Sunday, August 28, 2011

Two cheers for industrial policy!

Jon Gertner’s NYT mag piece on Manufacturing and (oh so scary!) industrial policy gets it. And, incidentally, it summarizes the guru of Obamanomics, ‘neo-liberal’ Larry Summers, rather beautifully:

“As the former White House economic adviser Lawrence Summers put it, America’s role is to feed a global economy that’s increasingly based on knowledge and services rather than on making stuff.”

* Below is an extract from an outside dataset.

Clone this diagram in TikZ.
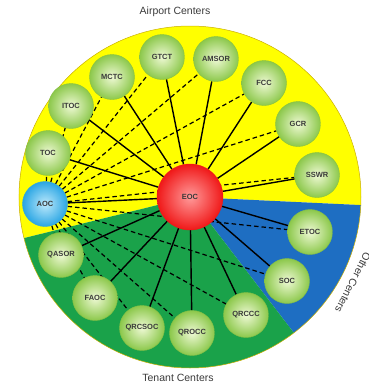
\documentclass[tikz,border=0pt]{standalone}
\usepackage{fontspec}
\setmainfont{Liberation Sans}
\usetikzlibrary{backgrounds}

\definecolor{wheelyellow}{HTML}{FFFF00}
\definecolor{wheelgreen}{HTML}{1AA24A}
\definecolor{wheelblue}{HTML}{1E6EC2}
\definecolor{rimline}{HTML}{C9AE00}
\definecolor{labelgray}{HTML}{3A3A3A}
\definecolor{ballpale}{HTML}{EEF9D4}
\definecolor{ballgreen}{HTML}{8CC84B}
\definecolor{ballrim}{HTML}{86BF45}
\definecolor{hubpale}{HTML}{FF9A9A}
\definecolor{hubred}{HTML}{F01818}
\definecolor{aocpale}{HTML}{BDE9FB}
\definecolor{aocblue}{HTML}{2AA6E4}

\begin{document}
\begin{tikzpicture}[x=1pt,y=-1pt,
    site/.style={circle,inner sep=0pt,minimum size=45pt,shading=radial,
      inner color=ballpale,outer color=ballgreen,draw=ballrim,line width=0.4pt,
      font=\fontsize{7.5}{8}\selectfont\bfseries,text=labelgray},
    hubball/.style={site,minimum size=66pt,inner color=hubpale,
      outer color=hubred,draw=hubred},
    aocball/.style={site,inner color=aocpale,outer color=aocblue,draw=aocblue},
    link/.style={line width=1.4pt},
    peerlink/.style={line width=1.2pt,dash pattern=on 4.5pt off 3pt},
    caption/.style={font=\fontsize{10.5}{12}\selectfont,text=labelgray}]
  \useasboundingbox (0,0) rectangle (369,389);

  % captions
  \node[caption] (airport) at (175,12) {Airport Centers};
  \node[caption] (tenant) at (178,378) {Tenant Centers};
  \node[caption,rotate=243] (other) at (353,283) {Other Centers};

  % hub
  \node[hubball] (EOC) at (190,197) {EOC};
  \node[aocball] (AOC) at (45,204) {AOC};

  % airport centers
  \node[site] (TOC) at (48,153) {TOC};
  \node[site] (ITOC) at (71,106) {ITOC};
  \node[site] (MCTC) at (112,77) {MCTC};
  \node[site] (GTCT) at (162,57) {GTCT};
  \node[site] (AMSOR) at (216,59) {AMSOR};
  \node[site] (FCC) at (264,83) {FCC};
  \node[site] (GCR) at (298,124) {GCR};
  \node[site] (SSWR) at (317,175) {SSWR};

  % other centers
  \node[site] (ETOC) at (310,232) {ETOC};
  \node[site] (SOC) at (287,281) {SOC};

  % tenant centers
  \node[site] (QRCCC) at (246,315) {QRCCC};
  \node[site] (QROCC) at (192,333) {QROCC};
  \node[site] (QRCSOC) at (142,328) {QRCSOC};
  \node[site] (FAOC) at (95,298) {FAOC};
  \node[site] (QASOR) at (61,255) {QASOR};

  \begin{pgfonlayer}{background}
    % sectors
    \fill[wheelyellow] (EOC.center) -- ++(166.1:171)
      arc[start angle=166.1,end angle=362.7,radius=171] -- cycle;
    \fill[wheelblue] (EOC.center) -- ++(2.7:171)
      arc[start angle=2.7,end angle=52.6,radius=171] -- cycle;
    \fill[wheelgreen] (EOC.center) -- ++(52.6:171)
      arc[start angle=52.6,end angle=166.1,radius=171] -- cycle;
    \draw[rimline,line width=0.5pt] (EOC.center) circle[radius=171];

    % AOC links
    \draw[peerlink] (AOC) -- (TOC);
    \draw[peerlink] (AOC) -- (ITOC);
    \draw[peerlink] (AOC) -- (MCTC);
    \draw[peerlink] (AOC) -- (GTCT);
    \draw[peerlink] (AOC) -- (AMSOR);
    \draw[peerlink] (AOC) -- (FCC);
    \draw[peerlink] (AOC) -- (GCR);
    \draw[peerlink] (AOC) -- (SSWR);
    \draw[peerlink] (AOC) -- (ETOC);
    \draw[peerlink] (AOC) -- (SOC);
    \draw[peerlink] (AOC) -- (QRCCC);
    \draw[peerlink] (AOC) -- (QROCC);
    \draw[peerlink] (AOC) -- (QRCSOC);
    \draw[peerlink] (AOC) -- (FAOC);
    \draw[peerlink] (AOC) -- (QASOR);

    % EOC links
    \draw[link] (EOC) -- (AOC);
    \draw[link] (EOC) -- (TOC);
    \draw[link] (EOC) -- (ITOC);
    \draw[link] (EOC) -- (MCTC);
    \draw[link] (EOC) -- (GTCT);
    \draw[link] (EOC) -- (AMSOR);
    \draw[link] (EOC) -- (FCC);
    \draw[link] (EOC) -- (GCR);
    \draw[link] (EOC) -- (SSWR);
    \draw[link] (EOC) -- (ETOC);
    \draw[link] (EOC) -- (SOC);
    \draw[link] (EOC) -- (QRCCC);
    \draw[link] (EOC) -- (QROCC);
    \draw[link] (EOC) -- (QRCSOC);
    \draw[link] (EOC) -- (FAOC);
    \draw[link] (EOC) -- (QASOR);
  \end{pgfonlayer}
\end{tikzpicture}
\end{document}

Jargon over objects, this is the echt neo-liberal style. Gertner doesn’t reference the source, but I imagine it was the Lizza piece on Summers in the New Yorker that contained all the information you needed to know that Obama’s administration was set on fail, two years ago. The funniest remark of the Obama four year term so far came in this article from Summers:

“Summers was equally doubtful of the idea that fairness required the government to bail out every struggling industry. He said, “The point that some of you made is one that, frankly, a number of the President’s more political advisers make with great frequency: how could you lend money to the big banks in New York and not lend money to regular folk who are employing a hundred people and are losing a hundred jobs?” But, he said, “just like occasionally in war there are unintended benefits, occasionally in bailouts there are unintended beneficiaries.” The bank bailouts, which, he noted several times, began under President Bush, “were directed at preventing a collapse that would have led millions of people to be out of work, not as support for those institutions.”

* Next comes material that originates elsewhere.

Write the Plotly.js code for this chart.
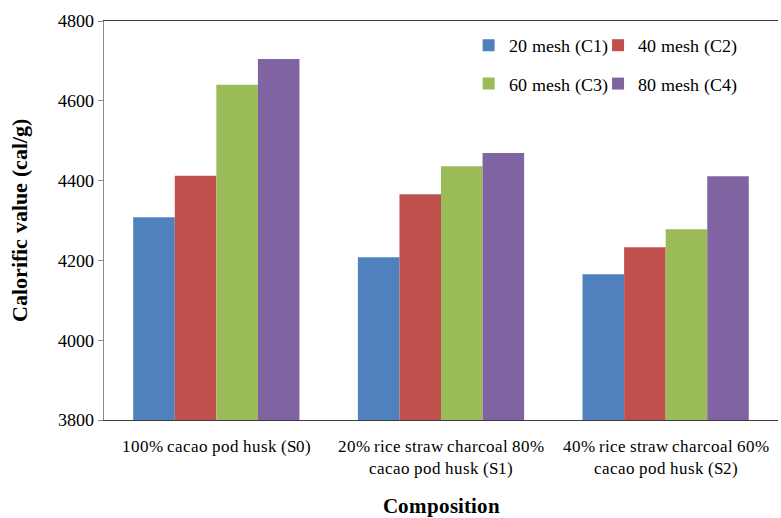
<!DOCTYPE html>
<html>
<head>
<meta charset="utf-8">
<script src="https://cdn.plot.ly/plotly-3.0.1.min.js"></script>
<style>
  @font-face { font-family: "ChartSerif"; src: local("Liberation Serif"), local("LiberationSerif"), local("Times New Roman"); font-weight: 400; font-style: normal; }
  @font-face { font-family: "ChartSerif"; src: local("Liberation Serif Bold"), local("LiberationSerif-Bold"), local("Times New Roman Bold"); font-weight: 700; font-style: normal; }
  html, body { margin: 0; padding: 0; background: #fff; }
  .face { position: absolute; left: 0; top: 0; font-size: 17px; color: #fff; opacity: 0.01; pointer-events: none; }
</style>
</head>
<body>
<span class="face" style="font-family:'Liberation Serif'">&nbsp;0</span>
<span class="face" style="font-family:ChartSerif">&nbsp;0</span>
<div id="chart" style="width:781px;height:518px;position:relative"></div>
<script>
// Sample compositions (x categories)
const compositions = [
  "100% cacao pod husk (S0)",
  "20% rice straw charcoal 80%<br>cacao pod husk (S1)",
  "40% rice straw charcoal 60%<br>cacao pod husk (S2)"
];

// Calorific value (cal/g) per particle size
const mesh20 = [4308, 4208, 4165];
const mesh40 = [4412, 4366, 4233];
const mesh60 = [4640, 4436, 4278];
const mesh80 = [4705, 4469, 4411];

const seriesNames = ["20 mesh (C1)", "40 mesh (C2)", "60 mesh (C3)", "80 mesh (C4)"];
const seriesColors = ["#4F81BD", "#C0504D", "#9BBB59", "#8064A2"];
const seriesLegends = ["legend", "legend2", "legend", "legend2"];
const seriesValues = [mesh20, mesh40, mesh60, mesh80];

const FONT = "ChartSerif, Liberation Serif, serif";

const traces = seriesValues.map((vals, i) => ({
  type: "bar",
  name: seriesNames[i],
  x: compositions,
  y: vals,
  marker: { color: seriesColors[i] },
  legend: seriesLegends[i],
  legendgroup: "g" + i
}));

const legendCommon = {
  orientation: "v",
  font: { family: FONT, size: 18, color: "#000" },
  bgcolor: "rgba(0,0,0,0)",
  xref: "paper", yref: "paper",
  xanchor: "left", yanchor: "top",
  itemwidth: 30,
  tracegroupgap: 12,
  traceorder: "grouped"
};

const layout = {
  width: 781,
  height: 518,
  margin: { l: 104, r: 3, t: 21, b: 98 },
  barmode: "group",
  bargap: 0.26,
  bargroupgap: 0,
  font: { family: FONT, size: 17, color: "#000" },
  showlegend: true,
  legend: Object.assign({}, legendCommon, { x: 0.541, y: 0.985 }),
  legend2: Object.assign({}, legendCommon, { x: 0.733, y: 0.985 }),
  xaxis: {
    type: "category",
    showline: true,
    linecolor: "#3a3a3a",
    linewidth: 1.3,
    mirror: true,
    ticks: "",
    ticklabelstandoff: 10,
    tickfont: { family: FONT, size: 17, color: "#000" },
    title: { text: "<b>Composition</b>", font: { family: FONT, size: 21, color: "#000" }, standoff: 22 },
    automargin: false
  },
  yaxis: {
    range: [3800, 4800],
    dtick: 200,
    tick0: 3800,
    showgrid: false,
    zeroline: false,
    showline: true,
    linecolor: "#8a8a8a",
    linewidth: 1.3,
    ticks: "outside",
    ticklen: 5,
    tickcolor: "#8a8a8a",
    tickfont: { family: FONT, size: 18, color: "#000" },
    title: { text: "<b>Calorific value (cal/g)</b>", font: { family: FONT, size: 22, color: "#000" }, standoff: 24 },
    automargin: false
  }
};

function draw() {
  Plotly.react("chart", traces, layout, { staticPlot: true });
}

// draw once the serif faces are available, and refresh once more afterwards
draw();
Promise.all([
  document.fonts.load('17px ChartSerif'),
  document.fonts.load('bold 21px ChartSerif'),
  document.fonts.ready
]).then(draw, draw);
setTimeout(draw, 250);
</script>
</body>
</html>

But to get to crowning Gertner’s article with a few laurel wreaths.

I liked how this article seems to get it. The manufacturing economy isn't "modular", but full of network affects. It is a root system, not a haphazard pile of building blocks. When you ship the manufacturing of an industry to another country, contra Larry Summers, you are shipping knowledge, you are shipping the increasing return on investment that comes with every next step in the industry. Not understanding this one bit, the economists as advisors and the political elite have truly helped bring the U.S. to this point of exhaustion. And they will continue, blindly, to work against the interests of the majority, because it is in the interest of the one sector that does hire economists - the financial sector. Notice that 60 percent of scientists and engineers are employed in the manufacturing sector, and notice that these aren't fake engineers - financial 'engineers". So far, the financial industry has been so successful that the trillions 'loaned' to it hasn't even emerged as an issue in the public space - because newspapers won't report on it (the GAO report on the Fed didn't even break into the back pages of the NYT) and the economists who reporters call up for the 'expert' quote are quite proud of themselves for managing to keep us from a 'depression'.

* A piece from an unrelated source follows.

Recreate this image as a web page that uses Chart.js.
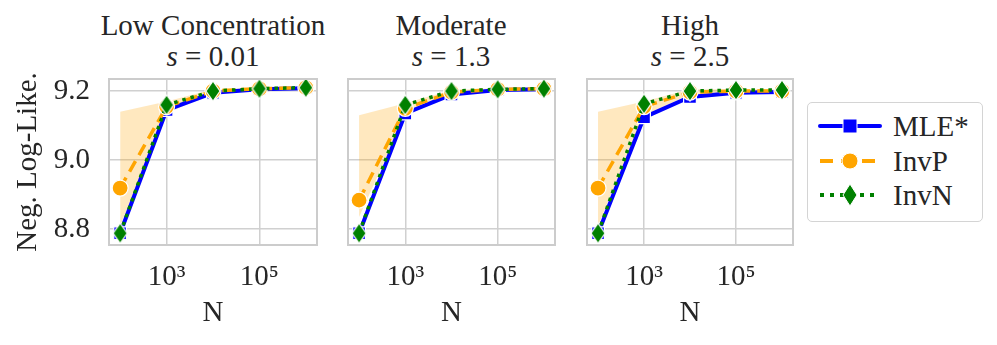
<!DOCTYPE html>
<html>
<head>
<meta charset="utf-8">
<script src="https://cdn.jsdelivr.net/npm/chart.js@4/dist/chart.umd.min.js"></script>
<style>
  body { margin: 0; background: #fff; }
  #wrap { position: relative; width: 997px; height: 345px; font-family: "Liberation Serif", "DejaVu Serif", serif; color: #262626; }
  canvas { position: absolute; }
  .ttl { position: absolute; top: 10px; width: 280px; text-align: center; font-size: 29px; line-height: 31px; }
  #legend { position: absolute; left: 807px; top: 102px; width: 174px; height: 118px; border: 1.5px solid #d4d4d4; border-radius: 5px; font-size: 29px; }
  .lg { position: absolute; left: 9px; height: 32px; display: flex; align-items: center; }
  .lg svg { margin-right: 10px; }
</style>
</head>
<body>
<div id="wrap">
  <div class="ttl" style="left:73px">Low Concentration<br><i>s</i> = 0.01</div>
  <div class="ttl" style="left:311px">Moderate<br><i>s</i> = 1.3</div>
  <div class="ttl" style="left:550px">High<br><i>s</i> = 2.5</div>
  <canvas id="c0" width="320" height="275" style="left:0px;top:70px"></canvas>
  <canvas id="c1" width="220" height="275" style="left:338px;top:70px"></canvas>
  <canvas id="c2" width="220" height="275" style="left:577px;top:70px"></canvas>
  <div id="legend">
    <div class="lg" style="top:7px">
      <svg width="66" height="22"><line x1="3" y1="11" x2="63" y2="11" stroke="#0000ff" stroke-width="4" stroke-linecap="round"/><rect x="26" y="4" width="14" height="14" fill="#0000ff" stroke="#fff" stroke-width="1"/></svg>MLE*</div>
    <div class="lg" style="top:42px">
      <svg width="66" height="22"><line x1="3" y1="11" x2="63" y2="11" stroke="#ffa500" stroke-width="4" stroke-dasharray="13,8"/><circle cx="33" cy="11" r="8" fill="#ffa500" stroke="#fff" stroke-width="1"/></svg>InvP</div>
    <div class="lg" style="top:76px">
      <svg width="66" height="26"><line x1="3" y1="13" x2="63" y2="13" stroke="#008000" stroke-width="4" stroke-dasharray="4,6"/><polygon points="33,2 40,13 33,24 26,13" fill="#008000" stroke="#fff" stroke-width="1"/></svg>InvN</div>
  </div>
</div>
<script>
var Ns = [100, 1000, 10000, 100000, 1000000];
var panels = ['Low Concentration', 'Moderate', 'High'];

var mle = [
  [8.788, 9.145, 9.195, 9.205, 9.208],
  [8.788, 9.135, 9.19, 9.203, 9.205],
  [8.788, 9.124, 9.183, 9.195, 9.197]
];
var invP = [
  [8.919, 9.155, 9.2, 9.207, 9.21],
  [8.884, 9.15, 9.197, 9.205, 9.207],
  [8.919, 9.155, 9.197, 9.2, 9.2]
];
var invN = [
  [8.788, 9.16, 9.2, 9.207, 9.21],
  [8.788, 9.16, 9.2, 9.205, 9.207],
  [8.788, 9.163, 9.2, 9.203, 9.203]
];
var invPHigh = [
  [9.14, 9.17, 9.205, 9.21, 9.212],
  [9.13, 9.165, 9.203, 9.208, 9.21],
  [9.14, 9.17, 9.205, 9.205, 9.205]
];
var invPLow = [
  [8.81, 9.135, 9.195, 9.204, 9.207],
  [8.835, 9.13, 9.19, 9.202, 9.204],
  [8.81, 9.13, 9.19, 9.195, 9.195]
];
var yTicks = [8.8, 9.0, 9.2];
var xTicks = [1000, 100000];

// thin diamond marker like matplotlib 'd'
function diamond() {
  var c = document.createElement('canvas');
  c.width = 16; c.height = 22;
  var g = c.getContext('2d');
  g.beginPath();
  g.moveTo(8, 1); g.lineTo(15, 11); g.lineTo(8, 21); g.lineTo(1, 11); g.closePath();
  g.fillStyle = '#008000'; g.fill();
  g.strokeStyle = '#fff'; g.lineWidth = 1.2; g.stroke();
  return c;
}
var dia = diamond();

var frame = {
  id: 'frame',
  afterDraw: function(chart) {
    var a = chart.chartArea, ctx = chart.ctx;
    ctx.save();
    ctx.strokeStyle = '#cccccc';
    ctx.lineWidth = 2;
    ctx.strokeRect(a.left, a.top, a.right - a.left, a.bottom - a.top);
    ctx.restore();
  }
};

var sup = { 3: '³', 5: '⁵' };
var font = { family: '"Liberation Serif", "DejaVu Serif", serif', size: 29 };
var yW = [109, 10, 10];
var padR = [3, 3, 4];

function pts(arr) {
  return Ns.map(function(n, i) { return { x: n, y: arr[i] }; });
}

for (var p = 0; p < 3; p++) {
  (function(p) {
    new Chart(document.getElementById('c' + p), {
      type: 'line',
      data: {
        datasets: [
          { label: 'InvN', data: pts(invN[p]), borderColor: '#008000', borderWidth: 3.5, borderDash: [3.5, 5],
            pointStyle: dia, pointBackgroundColor: '#008000', order: 1 },
          { label: 'InvP', data: pts(invP[p]), borderColor: '#ffa500', borderWidth: 3.5, borderDash: [12, 7],
            pointStyle: 'circle', pointRadius: 8, pointBackgroundColor: '#ffa500', pointBorderColor: '#fff', pointBorderWidth: 1.2, order: 2 },
          { label: 'MLE*', data: pts(mle[p]), borderColor: '#0000ff', borderWidth: 4,
            pointStyle: 'rect', pointRadius: 9, pointBackgroundColor: '#0000ff', pointBorderColor: '#fff', pointBorderWidth: 1.2, order: 3 },
          { label: 'hi', data: pts(invPHigh[p]), borderWidth: 0, pointRadius: 0, fill: false, order: 10 },
          { label: 'lo', data: pts(invPLow[p]), borderWidth: 0, pointRadius: 0, fill: '-1',
            backgroundColor: 'rgba(255,165,0,0.25)', order: 11 }
        ]
      },
      options: {
        animation: false,
        responsive: false,
        layout: { autoPadding: false, padding: { top: 9, right: padR[p], left: 0, bottom: 0 } },
        plugins: { legend: { display: false }, tooltip: { enabled: false } },
        scales: {
          x: {
            type: 'logarithmic', min: Math.pow(10, 1.76), max: Math.pow(10, 6.24),
            afterBuildTicks: function(s) { s.ticks = xTicks.map(function(v) { return { value: v }; }); },
            afterFit: function(s) { s.height = 100; s.paddingLeft = 0; s.paddingRight = 0; },
            grid: { color: '#d0d0d0', lineWidth: 1.5, drawTicks: false },
            border: { display: false },
            ticks: { font: font, color: '#262626', padding: 15, maxRotation: 0,
              callback: function(v) { return '10' + sup[Math.round(Math.log10(v))]; } },
            title: { display: true, text: 'N', font: font, color: '#262626', padding: { top: 0, bottom: 14 } }
          },
          y: {
            min: 8.754, max: 9.235,
            afterBuildTicks: function(s) { s.ticks = yTicks.map(function(v) { return { value: v }; }); },
            afterFit: function(s) { s.width = yW[p]; s.paddingTop = 0; s.paddingBottom = 0; },
            grid: { color: '#d0d0d0', lineWidth: 1.5, drawTicks: false },
            border: { display: false },
            ticks: { display: p === 0, font: font, color: '#262626', padding: 19,
              callback: function(v) { return v.toFixed(1); } },
            title: { display: p === 0, text: 'Neg. Log-Like.', font: font, color: '#262626', padding: { top: 11, bottom: 0 } }
          }
        }
      },
      plugins: [frame]
    });
  })(p);
}
</script>
</body>
</html>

I liked the fact that the NYT mag piece didn't spend much time quoting any economists. In Lizza’s piece on Obama’s economic team in 2009, you could almost hear the disdain in Summers’ voice for the phrase “industrial policy.” How Un-Hayekian! How cruel to put impediments in the way of creative destruction!
Economists have the same view of the people who make ‘stuff’ as bug spray manufacturers have of bugs. They know enough about the way the bug’s nervous system works to get rid of em. But if you want to know how bugs really evolve, live, and reproduce, go to an entomologist. Obama hired Raid, when he shoulda been hiring Edward O. Wilson.